After opening remarks by Sra. Duncan, Ms. Molina took the (virtual) stage.
The event was exceptionally well attended (thank you, zoom!), and Ms. Molina’s presentation generated some very robust audience engagement. It was clear that parents were ready to talk about this. They were also overflowing with gratitude for Ms. Molina’s eye-opening talk and for Sra. Duncan’s efforts to make the event happen.
Ms. Molina is obviously committed to her work, and the world will be a better place for it (Molina Consulting’s fitting tagline is “Training to Change the World“). “The most important part for me was connecting to my purpose,” she says. “Who am I and what I am here to do? Serving as a mediator, facilitator, and trainer helps me get closer to my purpose of building connection and community among people and supporting people to live full, free, and whole lives.” In addition, she gets more family time, which many of us are also experiencing. “I’m thankful that I get to work at home with my children. It’s a joy to help them with their homework, sneak in a favorite episode, or make cookies after lunch.
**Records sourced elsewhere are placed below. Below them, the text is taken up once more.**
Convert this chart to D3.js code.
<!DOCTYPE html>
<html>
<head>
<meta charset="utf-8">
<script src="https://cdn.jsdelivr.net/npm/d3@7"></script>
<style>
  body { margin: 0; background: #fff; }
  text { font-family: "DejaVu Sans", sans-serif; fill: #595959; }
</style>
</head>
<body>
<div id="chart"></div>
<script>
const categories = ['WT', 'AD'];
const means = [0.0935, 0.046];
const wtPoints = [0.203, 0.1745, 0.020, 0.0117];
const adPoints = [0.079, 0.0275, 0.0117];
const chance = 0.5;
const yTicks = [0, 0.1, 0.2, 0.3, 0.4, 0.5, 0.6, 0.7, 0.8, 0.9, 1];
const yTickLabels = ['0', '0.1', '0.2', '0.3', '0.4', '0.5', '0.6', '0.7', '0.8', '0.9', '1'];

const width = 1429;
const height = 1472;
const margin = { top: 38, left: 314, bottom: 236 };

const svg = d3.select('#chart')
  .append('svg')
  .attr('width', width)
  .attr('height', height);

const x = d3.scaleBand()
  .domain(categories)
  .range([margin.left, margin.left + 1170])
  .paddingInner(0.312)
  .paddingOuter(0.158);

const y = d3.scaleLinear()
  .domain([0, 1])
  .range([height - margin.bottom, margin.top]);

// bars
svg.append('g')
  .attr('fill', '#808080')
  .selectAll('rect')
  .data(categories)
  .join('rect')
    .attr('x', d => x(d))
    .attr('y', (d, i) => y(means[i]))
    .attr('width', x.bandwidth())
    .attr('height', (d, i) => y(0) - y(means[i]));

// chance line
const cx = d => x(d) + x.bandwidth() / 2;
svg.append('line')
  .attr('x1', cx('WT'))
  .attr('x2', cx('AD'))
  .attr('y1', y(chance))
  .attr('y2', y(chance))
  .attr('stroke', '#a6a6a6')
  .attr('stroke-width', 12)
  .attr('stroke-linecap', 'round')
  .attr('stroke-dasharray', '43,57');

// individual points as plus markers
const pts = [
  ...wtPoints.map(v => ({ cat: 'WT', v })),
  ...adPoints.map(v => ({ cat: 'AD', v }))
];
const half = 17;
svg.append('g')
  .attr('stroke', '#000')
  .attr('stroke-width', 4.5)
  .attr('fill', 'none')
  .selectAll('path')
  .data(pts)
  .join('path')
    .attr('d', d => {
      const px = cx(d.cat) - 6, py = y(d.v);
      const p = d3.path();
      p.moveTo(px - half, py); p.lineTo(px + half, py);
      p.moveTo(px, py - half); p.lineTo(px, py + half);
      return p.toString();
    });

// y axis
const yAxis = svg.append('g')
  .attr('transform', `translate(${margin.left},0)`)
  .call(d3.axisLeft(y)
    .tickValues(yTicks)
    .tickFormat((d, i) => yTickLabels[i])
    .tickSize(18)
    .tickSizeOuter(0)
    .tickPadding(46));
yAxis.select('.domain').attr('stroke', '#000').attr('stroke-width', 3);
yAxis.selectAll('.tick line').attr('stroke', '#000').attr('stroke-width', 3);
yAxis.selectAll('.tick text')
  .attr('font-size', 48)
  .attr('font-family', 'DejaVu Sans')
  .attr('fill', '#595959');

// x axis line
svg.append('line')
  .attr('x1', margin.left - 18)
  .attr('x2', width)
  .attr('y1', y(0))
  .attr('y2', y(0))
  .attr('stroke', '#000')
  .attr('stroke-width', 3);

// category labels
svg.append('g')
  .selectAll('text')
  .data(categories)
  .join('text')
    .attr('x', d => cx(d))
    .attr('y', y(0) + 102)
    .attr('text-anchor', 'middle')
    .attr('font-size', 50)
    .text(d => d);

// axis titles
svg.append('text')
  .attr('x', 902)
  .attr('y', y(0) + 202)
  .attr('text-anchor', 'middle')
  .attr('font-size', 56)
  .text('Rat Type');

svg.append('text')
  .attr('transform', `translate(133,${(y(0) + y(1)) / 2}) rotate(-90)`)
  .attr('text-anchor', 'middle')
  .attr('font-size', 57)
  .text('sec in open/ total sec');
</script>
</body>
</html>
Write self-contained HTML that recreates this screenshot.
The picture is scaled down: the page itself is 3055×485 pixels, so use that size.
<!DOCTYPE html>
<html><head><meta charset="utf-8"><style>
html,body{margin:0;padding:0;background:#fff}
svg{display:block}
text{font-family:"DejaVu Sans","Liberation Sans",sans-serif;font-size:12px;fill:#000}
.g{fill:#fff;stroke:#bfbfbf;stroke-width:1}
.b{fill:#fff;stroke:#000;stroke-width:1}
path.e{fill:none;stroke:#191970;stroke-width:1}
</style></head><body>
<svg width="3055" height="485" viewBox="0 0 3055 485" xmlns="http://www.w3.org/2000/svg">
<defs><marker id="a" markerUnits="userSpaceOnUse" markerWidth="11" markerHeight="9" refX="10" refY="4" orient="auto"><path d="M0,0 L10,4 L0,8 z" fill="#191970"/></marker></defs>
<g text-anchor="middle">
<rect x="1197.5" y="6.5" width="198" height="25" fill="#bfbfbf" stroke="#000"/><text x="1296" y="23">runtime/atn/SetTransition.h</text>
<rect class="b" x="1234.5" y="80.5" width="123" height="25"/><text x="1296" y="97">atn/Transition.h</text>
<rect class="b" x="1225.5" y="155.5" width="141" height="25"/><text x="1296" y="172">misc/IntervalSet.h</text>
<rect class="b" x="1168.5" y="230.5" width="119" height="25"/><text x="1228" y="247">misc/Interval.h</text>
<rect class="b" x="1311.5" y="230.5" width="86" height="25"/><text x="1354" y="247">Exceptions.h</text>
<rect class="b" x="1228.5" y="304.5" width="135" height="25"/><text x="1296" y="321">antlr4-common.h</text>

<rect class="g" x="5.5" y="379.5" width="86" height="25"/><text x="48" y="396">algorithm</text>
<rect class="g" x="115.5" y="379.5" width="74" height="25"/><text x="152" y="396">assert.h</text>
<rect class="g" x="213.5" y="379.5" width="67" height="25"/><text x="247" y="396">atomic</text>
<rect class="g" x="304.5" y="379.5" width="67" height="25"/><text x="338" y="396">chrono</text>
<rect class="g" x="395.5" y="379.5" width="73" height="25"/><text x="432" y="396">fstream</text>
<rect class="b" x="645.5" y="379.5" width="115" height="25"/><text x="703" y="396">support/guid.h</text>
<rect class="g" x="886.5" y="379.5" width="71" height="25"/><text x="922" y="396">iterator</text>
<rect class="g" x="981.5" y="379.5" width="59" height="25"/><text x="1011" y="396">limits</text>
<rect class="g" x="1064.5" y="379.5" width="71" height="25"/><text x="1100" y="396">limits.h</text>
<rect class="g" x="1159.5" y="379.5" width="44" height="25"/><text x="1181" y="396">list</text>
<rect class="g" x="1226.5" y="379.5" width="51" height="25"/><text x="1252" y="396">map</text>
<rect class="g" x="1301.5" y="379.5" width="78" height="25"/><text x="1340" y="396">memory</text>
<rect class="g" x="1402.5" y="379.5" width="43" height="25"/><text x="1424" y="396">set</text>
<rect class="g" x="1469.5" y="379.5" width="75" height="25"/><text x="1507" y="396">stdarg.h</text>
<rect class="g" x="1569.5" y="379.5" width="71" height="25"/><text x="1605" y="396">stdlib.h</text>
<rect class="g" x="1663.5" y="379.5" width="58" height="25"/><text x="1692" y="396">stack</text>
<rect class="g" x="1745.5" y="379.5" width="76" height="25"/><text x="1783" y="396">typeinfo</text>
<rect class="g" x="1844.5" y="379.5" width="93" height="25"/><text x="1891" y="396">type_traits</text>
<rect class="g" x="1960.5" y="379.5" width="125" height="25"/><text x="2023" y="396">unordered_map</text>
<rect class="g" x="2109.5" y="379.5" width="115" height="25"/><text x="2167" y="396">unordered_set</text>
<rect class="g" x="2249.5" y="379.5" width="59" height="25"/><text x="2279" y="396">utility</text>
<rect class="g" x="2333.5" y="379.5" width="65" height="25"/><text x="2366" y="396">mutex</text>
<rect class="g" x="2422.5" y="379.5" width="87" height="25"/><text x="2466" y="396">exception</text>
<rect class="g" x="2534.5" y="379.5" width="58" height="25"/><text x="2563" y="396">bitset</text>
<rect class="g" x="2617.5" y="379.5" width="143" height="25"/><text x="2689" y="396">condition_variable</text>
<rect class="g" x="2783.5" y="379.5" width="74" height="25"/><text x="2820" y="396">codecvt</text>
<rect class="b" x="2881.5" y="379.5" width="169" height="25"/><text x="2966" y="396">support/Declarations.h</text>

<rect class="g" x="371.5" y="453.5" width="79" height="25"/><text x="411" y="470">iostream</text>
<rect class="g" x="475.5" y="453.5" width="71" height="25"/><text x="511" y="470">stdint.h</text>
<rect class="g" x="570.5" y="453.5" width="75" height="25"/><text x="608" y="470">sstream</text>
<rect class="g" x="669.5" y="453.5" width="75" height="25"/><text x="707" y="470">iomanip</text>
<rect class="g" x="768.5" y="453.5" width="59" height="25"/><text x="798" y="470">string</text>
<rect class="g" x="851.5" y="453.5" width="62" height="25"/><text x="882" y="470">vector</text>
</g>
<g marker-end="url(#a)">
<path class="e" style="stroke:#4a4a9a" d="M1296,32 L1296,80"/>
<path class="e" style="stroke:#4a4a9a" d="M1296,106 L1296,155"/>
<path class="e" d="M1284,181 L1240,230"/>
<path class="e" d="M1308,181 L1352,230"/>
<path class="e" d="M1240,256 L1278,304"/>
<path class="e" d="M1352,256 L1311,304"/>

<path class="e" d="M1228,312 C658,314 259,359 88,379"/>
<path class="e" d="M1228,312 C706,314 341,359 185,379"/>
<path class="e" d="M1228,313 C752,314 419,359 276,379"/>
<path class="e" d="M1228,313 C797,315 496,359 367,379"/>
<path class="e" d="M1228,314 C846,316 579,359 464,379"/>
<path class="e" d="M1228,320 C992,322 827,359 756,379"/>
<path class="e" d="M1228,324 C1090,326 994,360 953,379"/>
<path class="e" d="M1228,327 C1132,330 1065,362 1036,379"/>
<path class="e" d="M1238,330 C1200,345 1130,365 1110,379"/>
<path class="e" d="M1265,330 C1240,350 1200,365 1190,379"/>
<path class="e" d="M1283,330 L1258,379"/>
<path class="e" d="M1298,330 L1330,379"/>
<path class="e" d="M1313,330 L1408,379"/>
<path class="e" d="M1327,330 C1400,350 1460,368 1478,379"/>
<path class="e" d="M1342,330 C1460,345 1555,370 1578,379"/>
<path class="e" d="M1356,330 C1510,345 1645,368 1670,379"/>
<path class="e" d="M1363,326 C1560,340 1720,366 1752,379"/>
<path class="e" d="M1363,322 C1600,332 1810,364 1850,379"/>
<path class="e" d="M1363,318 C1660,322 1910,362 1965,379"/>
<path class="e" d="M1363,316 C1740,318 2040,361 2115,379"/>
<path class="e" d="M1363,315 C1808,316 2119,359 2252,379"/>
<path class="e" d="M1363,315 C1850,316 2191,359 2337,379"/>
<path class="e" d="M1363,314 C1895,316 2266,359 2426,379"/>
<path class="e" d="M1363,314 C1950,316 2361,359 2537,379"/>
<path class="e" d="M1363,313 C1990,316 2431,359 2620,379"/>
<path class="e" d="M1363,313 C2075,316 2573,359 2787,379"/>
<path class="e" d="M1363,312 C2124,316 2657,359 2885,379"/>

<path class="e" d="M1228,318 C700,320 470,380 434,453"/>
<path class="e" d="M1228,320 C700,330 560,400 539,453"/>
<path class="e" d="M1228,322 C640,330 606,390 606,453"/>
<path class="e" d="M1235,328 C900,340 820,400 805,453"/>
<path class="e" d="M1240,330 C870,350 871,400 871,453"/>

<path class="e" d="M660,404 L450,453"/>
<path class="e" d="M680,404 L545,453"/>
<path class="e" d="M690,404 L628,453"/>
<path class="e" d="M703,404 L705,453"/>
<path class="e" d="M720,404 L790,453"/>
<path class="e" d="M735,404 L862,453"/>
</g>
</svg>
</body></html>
It’s certainly difficult to balance on some days, but overall, I am loving the extra time we have together.”
What TNCS Students Had to Say
And let’s not forget, all that extra “together time” translates to time spent modeling an open, honest, and compassionate way to be in this world. Something is paying off, if these student presentations that followed Ms. Molina’s talk are any indication. At the behest of ELA teacher Jalynn Harris, students could read a Black History Month–themed poem (some in tanka form) they recently wrote for class or present research on a world-changing Black figure (or both in the case of one enterprising 8th grader!).
The evening ended in just about the most perfect way possible, with a beautiful rendition of Lift Every Voice and Sing by high school students in Tallahassee, Florida. The audience was moved beyond description and came away brimming with thoughts and feelings about the event that could very well lead to important changes.